Hi Rob,
The short answer is yes, but most likely not the way you started :)
I'm currently interviewing organisations on how they used impact maps for a new book, and there is a pattern emerging around restructuring the scope of a project -- where the scope is known (or they think they know it) upfront, but there is a lot of work, potentially dependencies, so alignment on the sequence of work is important, and ensuring that people keep the eyes on the prize.
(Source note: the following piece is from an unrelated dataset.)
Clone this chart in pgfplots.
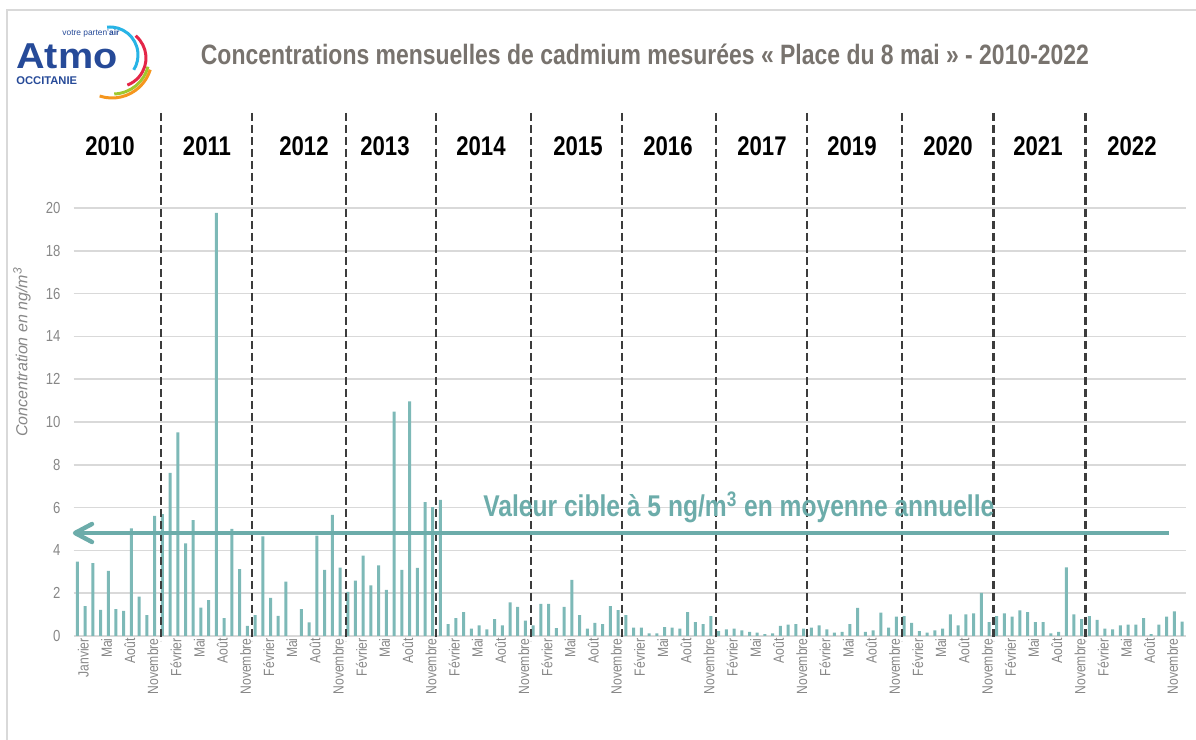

in this case, the actors aren't the individual teams... they might fit around deliverables, but it's not their behaviour you are likely trying to impact. if the goal in the middle is to reduce operational costs, then by migrating some service and associated set of features, you may help someone (eg an inventory manager) perform their tasks (eg generate inventory reports) cheaper. breaking things up like that might help you figure out which parts of the infrastructure aren't needed any more, which are just not that important, and which would be low risk to start first (= those impacting low risk activities) or which would be high reward to do first (= those with a high operational cost). in addition, this may help you build up vertical slices of your infrastructure that's moving, and reduce business disruption. for example, you might discover that for a particular activity, you don't need to migrate the whole database but only a few tables, or certain columns in certain tables. then for another activity you may need to migrate additional tables etc.
not sure if this maps to your case or not, but if it does, that's the approach I'd try.